3. Garrett Cooper, Marlins
Miami feels a pressure to win as much as possible this year and offense is short already. But Cooper is oft-injured. He is 31. He is a free agent after next season. He is unlikely to be part of whenever Miami has sustained winning. I am biased here because every time I see Cooper, he has superb at-bats. Teams will see his .400 average on balls in play and think his .321 average is unsustainable (Bell, Benintendi and Mancini might also incur that critique). Miami would rather move Jesus Aguilar, a free agent after this season or perhaps even Soler, if a contender were willing to absorb the two years at $24 million left after this season (Soler went on the IL on Friday with a back ailment). I just think Cooper can hit good pitching and would ask the same Choi versus Benintendi question with Cooper versus Bell.
4. CJ Cron, Rockies
The Rockies did not trade Jon Gray or Trevor Story in their walk years last season, so the chance of them giving up Cron, with a reasonable $7.25 million owed next year, is not strong, especially since this organization has a tendency to be insular about keeping their own and delusional about how close to winning it is. Cron has dramatic home-road splits. But his power plays anywhere, and he takes good at-bats.
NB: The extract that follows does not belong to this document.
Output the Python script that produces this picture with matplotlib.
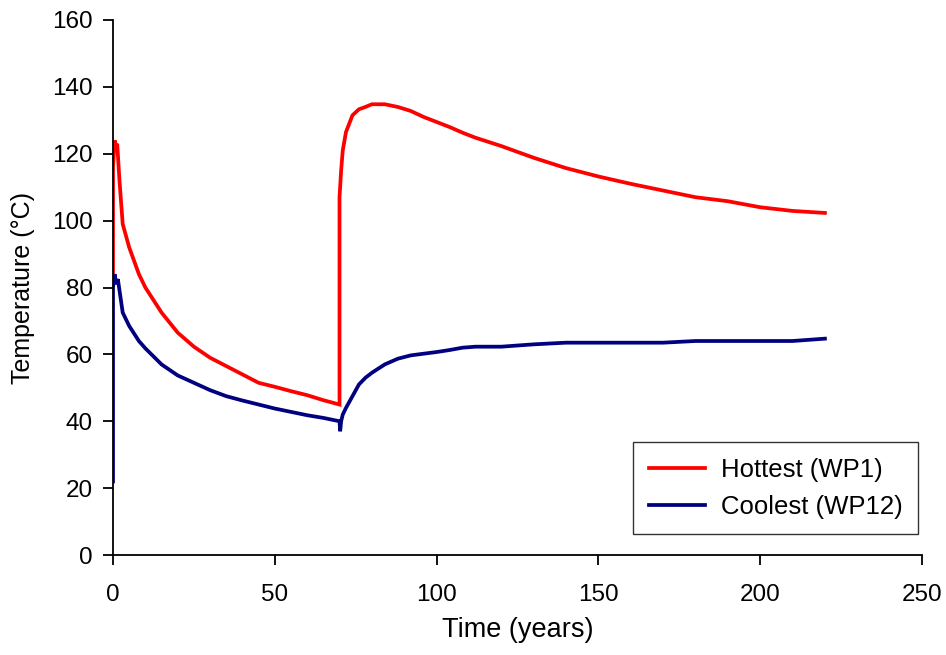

5. Mitch Haniger, Mariners
The oft-injured Haniger has hardly played this season due to an ankle sprain and is still not yet ready. He has exploitable holes in his swing, but real power — the playoffs are devilish because you can’t have strikeout albatrosses in your lineup, but usually the team that hits the most homers wins a series. Seattle hasn’t made the postseason since 2001 and will wait until the eleventh hour if it were to become a seller — much like fellow AL West teeterers the Angels and Rangers. But in Julio Rodriguez, Kyle Lewis and Jarred Kelenic (if there is still belief in him), the Mariners have a potential outfield of the future, and Haniger is in his walk year.